Narasi ini perlu dibongkar, karena memperkuat beban mental dan fisik yang dialami perempuan setiap bulan, sekaligus mengabaikan kenyataan bahwa menstruasi memengaruhi kualitas hidup dan kapasitas tubuh.

Menegaskan Hak Perempuan atas Tubuhnya melalui Kampanye HAKtP

Kampanye Hari Anti Kekerasan terhadap Perempuan (HAKtP) perlu ada penegasan tentang hak atas kesehatan tubuh perempuan. Urgensinya adalah mendorong pengakuan bahwa perempuan memiliki hak untuk mendengarkan tubuhnya, beristirahat, dan mendapatkan dukungan tanpa stigma saat menstruasi.

Regulasi nasional seperti Undang-Undang No. 36 Tahun 2009 tentang Kesehatan mengamanatkan bahwa setiap warga negara berhak memperoleh kesehatan reproduksi yang layak, termasuk informasi dan layanan yang mendukung kondisi biologis seperti menstruasi.

Dalam konteks kerja, beberapa perusahaan juga mulai menerapkan cuti menstruasi sebagai wujud pengakuan terhadap kebutuhan fisik perempuan, sejalan dengan arah kebijakan pada UU Ketenagakerjaan.

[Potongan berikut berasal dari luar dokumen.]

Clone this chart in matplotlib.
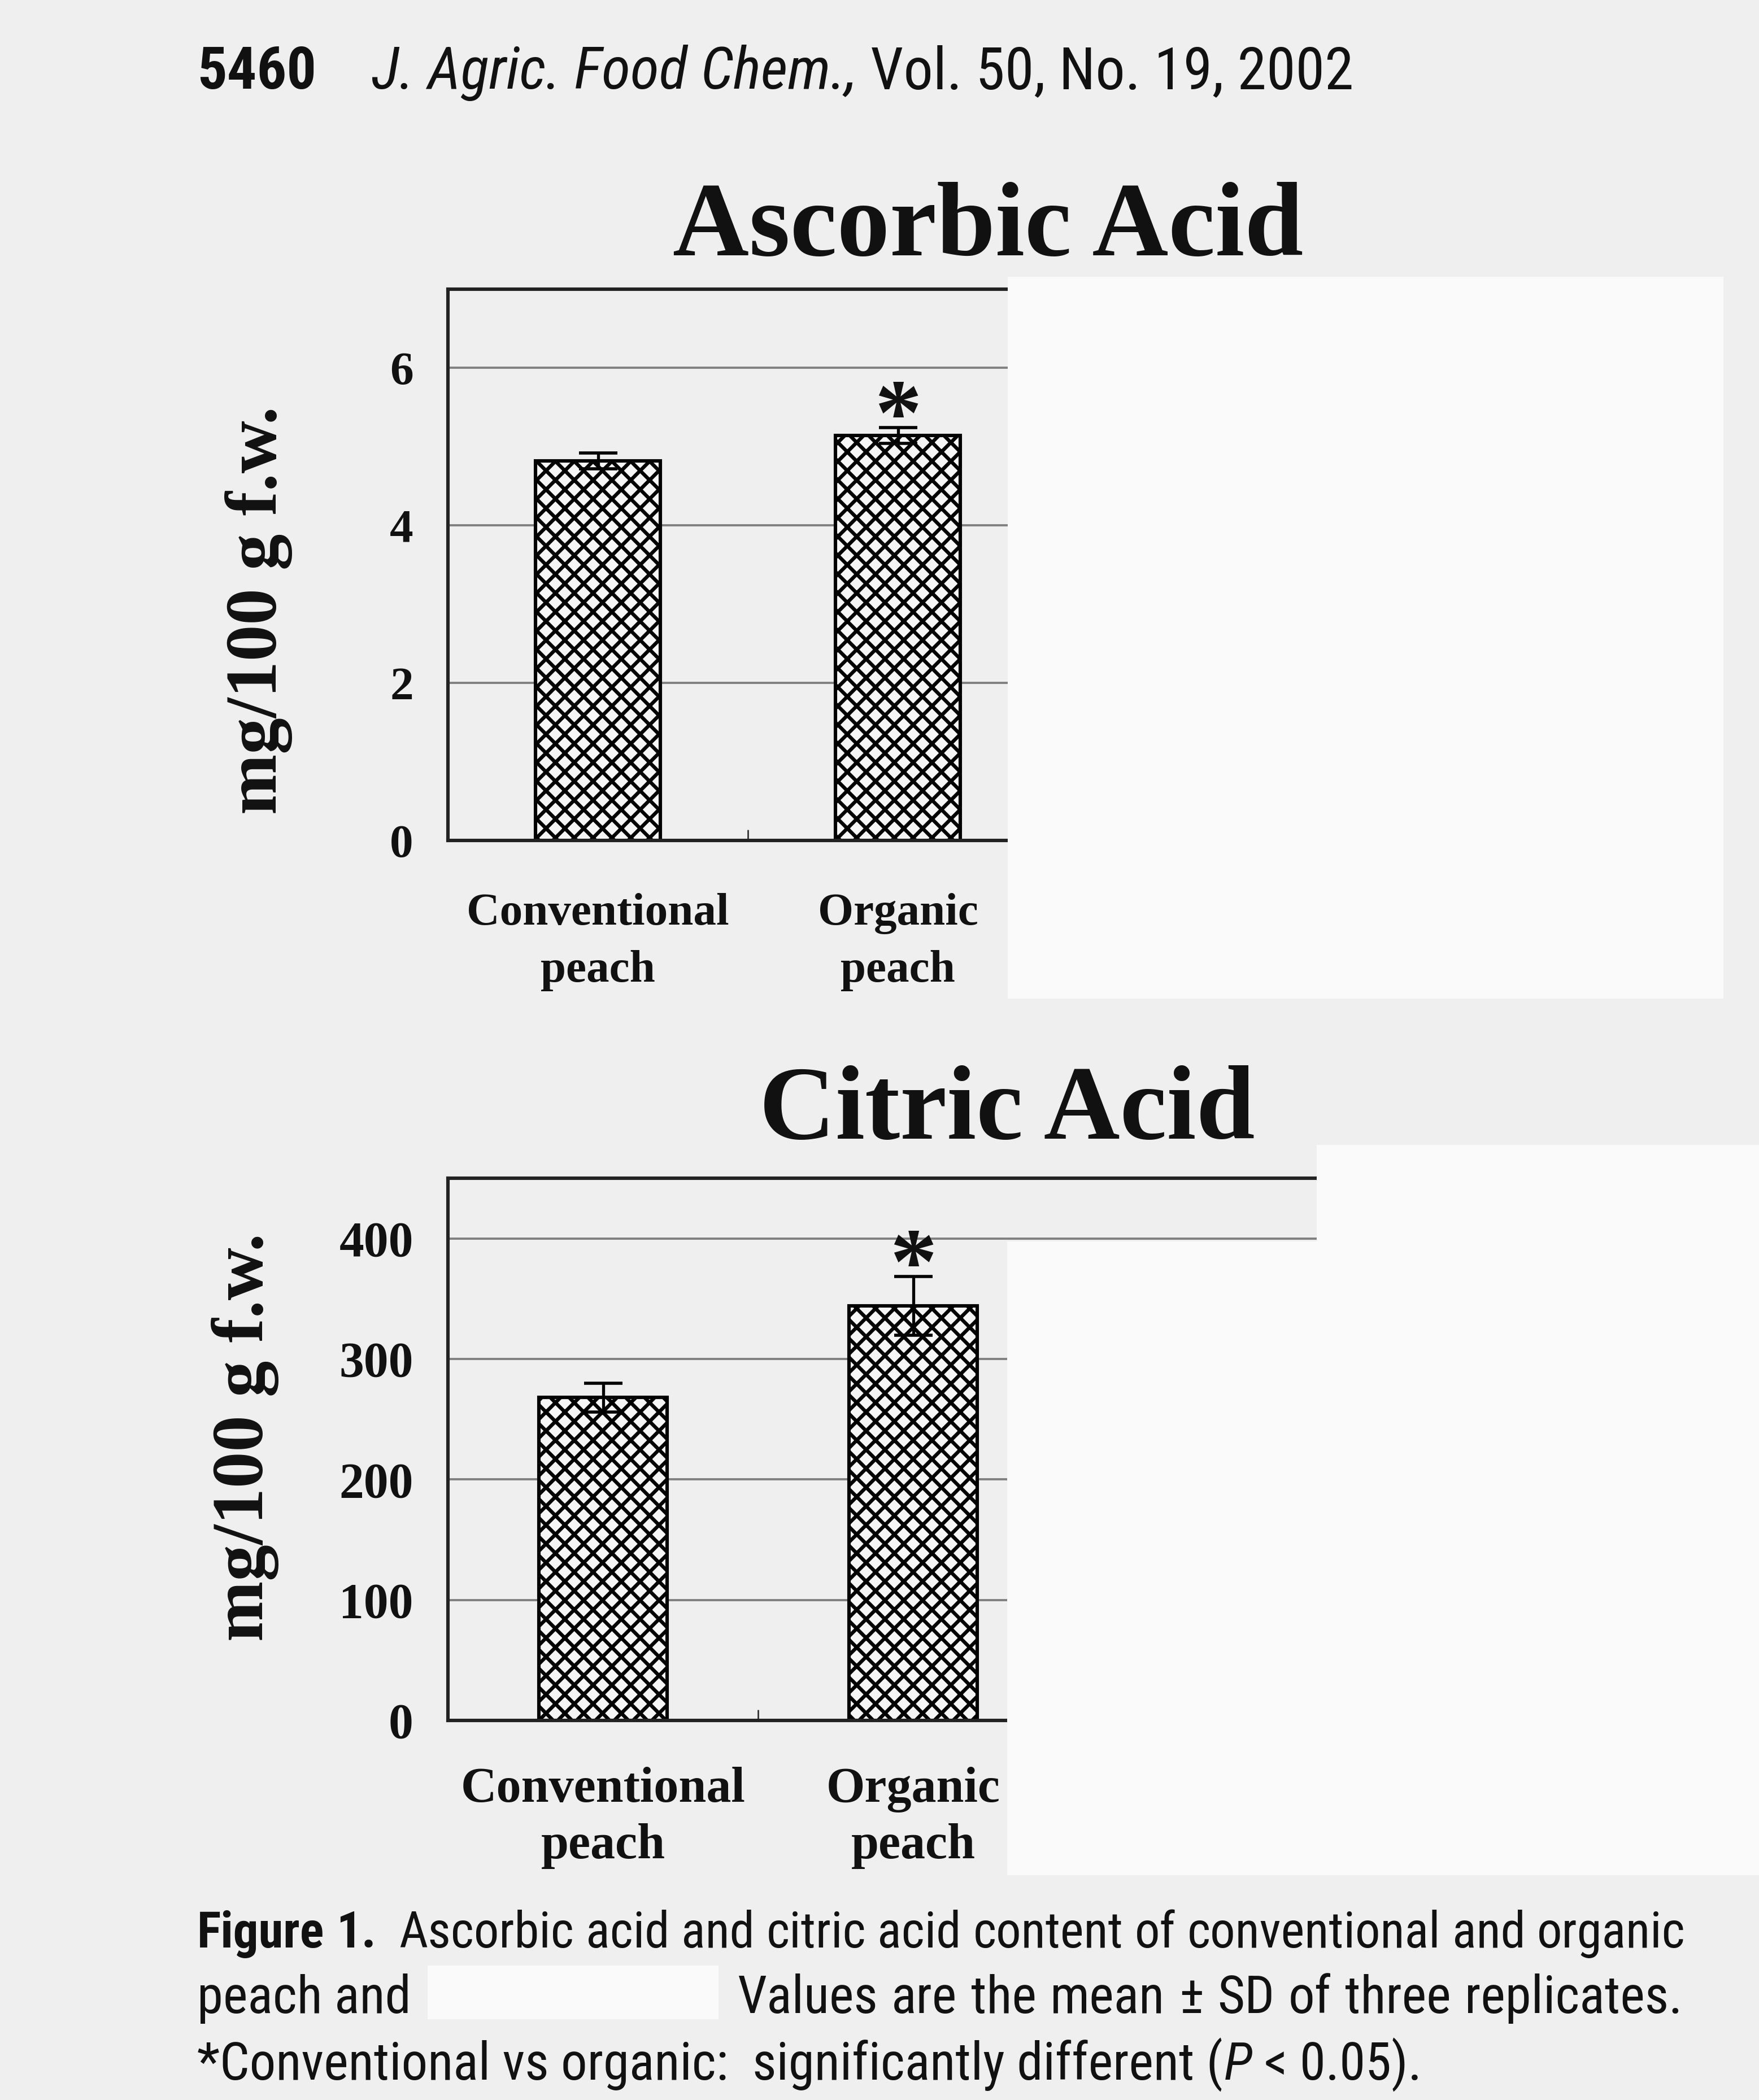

Melalui perspektif HAKtP, narasi “pemalas” digantikan oleh pemahaman bahwa istirahat adalah bagian dari perawatan diri yang sah, wajar, dan harus dihormati.

Dengan menghubungkan temuan ilmiah, dinamika sosial, dan kerangka regulasi, penting untuk menegaskan bahwa keinginan perempuan untuk berbaring saat menstruasi bukanlah kelemahan, tetapi cara tubuh bekerja menjaga kesehatan.

Menghilangkan stigma sekaligus memperkuat kampanye HAKtP menjadi langkah penting untuk memastikan perempuan dapat hidup dengan martabat, kenyamanan, dan hak penuh atas tubuhnya.

Sumber penulisan artikel ini merujuk pada berbagai riset ilmiah dan dokumen resmi, antara lain tinjauan akademik tentang dismenore dari Iacovides, Avidon & Baker (2015) dalam Human Reproduction Update, penelitian Ju, Jones & Mishra (2014) dalam Epidemiologic Reviews terkait dampak nyeri haid terhadap aktivitas, serta laporan WHO (2022) dan studi Hennegan et al. (2021) mengenai definisi kesehatan menstruasi.

Data mengenai penurunan energi dan kebutuhan istirahat saat menstruasi juga didukung oleh survei internasional yang dipublikasikan PLOS One (2020).

Untuk aspek stigma sosial, artikel merujuk pada laporan UNICEF (2019), UNFPA (2021), dan Plan International (2018) yang menyoroti konstruksi budaya yang menyudutkan perempuan saat menstruasi.

Konteks kampanye HAKtP didukung oleh Catatan Tahunan Komnas Perempuan dan materi kampanye 16 Days of Activism dari UN Women. Adapun dasar regulasi yang digunakan meliputi UU No. 36/2009 tentang Kesehatan, Permenkes No. 24/2020 tentang Pelayanan Kesehatan Reproduksi, serta UU No. 7/1984 tentang Pengesahan CEDAW yang menegaskan kewajiban negara menghapus diskriminasi, termasuk stigma terkait menstruasi.